• [AVAILABLE DATA]
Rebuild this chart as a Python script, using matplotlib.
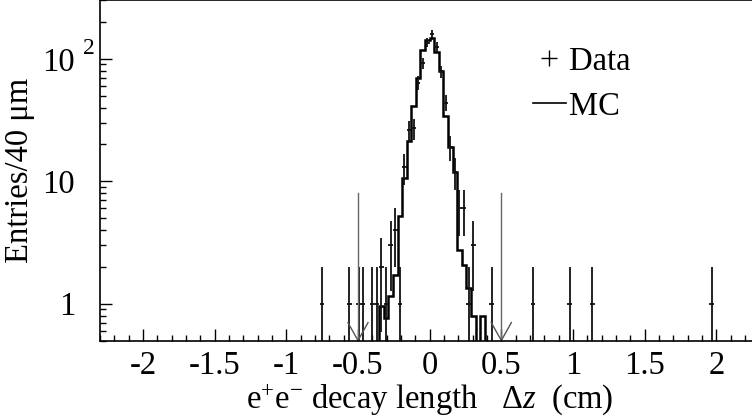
import numpy as np
import matplotlib
matplotlib.use("Agg")
import matplotlib.pyplot as plt
from matplotlib.lines import Line2D
from matplotlib.ticker import FixedLocator, NullFormatter, LogLocator

plt.rcParams['font.family'] = ['Liberation Serif', 'DejaVu Serif']
plt.rcParams['mathtext.fontset'] = 'custom'
plt.rcParams['mathtext.rm'] = 'Liberation Serif'
plt.rcParams['mathtext.it'] = 'Liberation Serif:italic'

# ---------------- data ----------------
bin_width = 0.032  # cm
# MC histogram: bin lower edges index -13 .. 12 (bin i covers [i*w,(i+1)*w])
mc_first_bin = -13
mc_values = [0, 0, 0.96, 0.76, 1.15, 1.73, 5.2, 10.6, 21.5, 41, 69.6, 118, 142,
             148, 113, 79, 34, 19.2, 12, 2.76, 2.08, 1.34, 0.79, 0, 0.79, 0]

# Data: bin centres (cm) and counts
data_z = [-0.752, -0.560, -0.496, -0.464, -0.400, -0.368, -0.336, -0.304, -0.272,
          -0.240, -0.208, -0.176, -0.144, -0.112, -0.080, -0.048, -0.016,
          0.016, 0.048, 0.080, 0.112, 0.144, 0.176, 0.208, 0.240, 0.272,
          0.304, 0.432, 0.720, 0.976, 1.136, 1.968]
data_n = [1, 1, 1, 1, 1, 1, 2, 1, 3,
          4, 1, 13, 26, 27, 64, 92, 136,
          160, 126, 79, 44, 19, 12, 6, 6, 1,
          3, 1, 1, 1, 1, 1]

cut_positions = [-0.5, 0.5]
cut_height = 8.0

xticks = [-2, -1.5, -1, -0.5, 0, 0.5, 1, 1.5, 2]
xticklabels = ['-2', '-1.5', '-1', '-0.5', '0', '0.5', '1', '1.5', '2']
yticks = [1, 10, 100]
yticklabels = ['1', '10', '10']

x_range = (-2.3, 2.3)
y_range = (0.5, 300)

# ---------------- figure ----------------
W, H = 752, 419
fig = plt.figure(figsize=(W / 100, H / 100), dpi=100)
ax = fig.add_axes([100 / W, (H - 340.5) / H, 659.3 / W, 340 / H])
ax.set_xlim(*x_range)
ax.set_yscale('log')
ax.set_ylim(*y_range)

# MC histogram
mc = np.array(mc_values, dtype=float)
edges = (mc_first_bin + np.arange(len(mc) + 1)) * bin_width
ax.stairs(np.where(mc > 0, mc, 1e-3), edges, color='black', lw=1.8, baseline=None)

# data with error bars
dz = np.array(data_z)
dn = np.array(data_n, dtype=float)
err = np.sqrt(dn)
lo = np.minimum(err, dn - 1e-3)
ax.errorbar(dz, dn, xerr=bin_width / 2, yerr=[lo, err], fmt='none',
            ecolor='#111111', elinewidth=1.3, capsize=0)

# cut arrows
for c in cut_positions:
    ax.plot([c, c], [y_range[0], cut_height], color='#666666', lw=1.0)
    ax.plot([c - 0.07, c, c + 0.07], [0.70, y_range[0], 0.70], color='#555555', lw=1.0,
            clip_on=False)

# ticks
ax.xaxis.set_major_locator(FixedLocator(xticks))
ax.set_xticklabels(xticklabels)
ax.xaxis.set_minor_locator(FixedLocator(np.round(np.arange(-2.3, 2.31, 0.1), 2)))
ax.yaxis.set_major_locator(FixedLocator(yticks))
ax.set_yticklabels(yticklabels)
ax.yaxis.set_minor_locator(LogLocator(base=10, subs=np.arange(2, 10)))
ax.yaxis.set_minor_formatter(NullFormatter())
ax.tick_params(axis='both', which='both', direction='in', top=False, right=False,
               width=1.0, colors='black')
ax.tick_params(axis='x', which='major', length=8.5, pad=7, labelsize=23.5)
ax.tick_params(axis='x', which='minor', length=4.3)
ax.tick_params(axis='y', which='major', length=8.5, pad=18, labelsize=23.5)
ax.tick_params(axis='y', which='minor', length=4.3)
for s in ax.spines.values():
    s.set_linewidth(1.2)

ax.annotate('2', xy=(0, 100), xycoords=('axes fraction', 'data'),
            xytext=(-12.5, 7.5), textcoords='offset points', fontsize=17,
            ha='left', va='center')

ax.set_xlabel(r'e$^{+}$e$^{-}$ decay length   $\Delta\mathit{z}$  (cm)', fontsize=23.5,
              labelpad=0.5)
ax.set_ylabel('Entries/40 μm', fontsize=23.5, labelpad=5)

# legend
handles = [Line2D([], [], color='black', marker='+', linestyle='none',
                  markersize=12, mew=1.0),
           Line2D([], [], color='black', lw=1.2)]
leg = ax.legend(handles, ['Data', 'MC'], loc='upper left', frameon=False,
                bbox_to_anchor=(533 / W, 1 - 46 / H), bbox_transform=fig.transFigure,
                fontsize=23.5, handlelength=1.0, handletextpad=0.1,
                labelspacing=0.45, borderpad=0, borderaxespad=0)

fig.savefig('out.png', dpi=100)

• [GIVEN INSTRUCTION]
Return only the lines from the start of the data through the line that contains "color='black', lw=1.8, baseline=None)", please, copying them exactly and omitting all pictures.

• [SOLUTION]
Rebuild this chart as a Python script, using matplotlib.
import numpy as np
import matplotlib
matplotlib.use("Agg")
import matplotlib.pyplot as plt
from matplotlib.lines import Line2D
from matplotlib.ticker import FixedLocator, NullFormatter, LogLocator

plt.rcParams['font.family'] = ['Liberation Serif', 'DejaVu Serif']
plt.rcParams['mathtext.fontset'] = 'custom'
plt.rcParams['mathtext.rm'] = 'Liberation Serif'
plt.rcParams['mathtext.it'] = 'Liberation Serif:italic'

# ---------------- data ----------------
bin_width = 0.032  # cm
# MC histogram: bin lower edges index -13 .. 12 (bin i covers [i*w,(i+1)*w])
mc_first_bin = -13
mc_values = [0, 0, 0.96, 0.76, 1.15, 1.73, 5.2, 10.6, 21.5, 41, 69.6, 118, 142,
             148, 113, 79, 34, 19.2, 12, 2.76, 2.08, 1.34, 0.79, 0, 0.79, 0]

# Data: bin centres (cm) and counts
data_z = [-0.752, -0.560, -0.496, -0.464, -0.400, -0.368, -0.336, -0.304, -0.272,
          -0.240, -0.208, -0.176, -0.144, -0.112, -0.080, -0.048, -0.016,
          0.016, 0.048, 0.080, 0.112, 0.144, 0.176, 0.208, 0.240, 0.272,
          0.304, 0.432, 0.720, 0.976, 1.136, 1.968]
data_n = [1, 1, 1, 1, 1, 1, 2, 1, 3,
          4, 1, 13, 26, 27, 64, 92, 136,
          160, 126, 79, 44, 19, 12, 6, 6, 1,
          3, 1, 1, 1, 1, 1]

cut_positions = [-0.5, 0.5]
cut_height = 8.0

xticks = [-2, -1.5, -1, -0.5, 0, 0.5, 1, 1.5, 2]
xticklabels = ['-2', '-1.5', '-1', '-0.5', '0', '0.5', '1', '1.5', '2']
yticks = [1, 10, 100]
yticklabels = ['1', '10', '10']

x_range = (-2.3, 2.3)
y_range = (0.5, 300)

# ---------------- figure ----------------
W, H = 752, 419
fig = plt.figure(figsize=(W / 100, H / 100), dpi=100)
ax = fig.add_axes([100 / W, (H - 340.5) / H, 659.3 / W, 340 / H])
ax.set_xlim(*x_range)
ax.set_yscale('log')
ax.set_ylim(*y_range)

# MC histogram
mc = np.array(mc_values, dtype=float)
edges = (mc_first_bin + np.arange(len(mc) + 1)) * bin_width
ax.stairs(np.where(mc > 0, mc, 1e-3), edges, color='black', lw=1.8, baseline=None)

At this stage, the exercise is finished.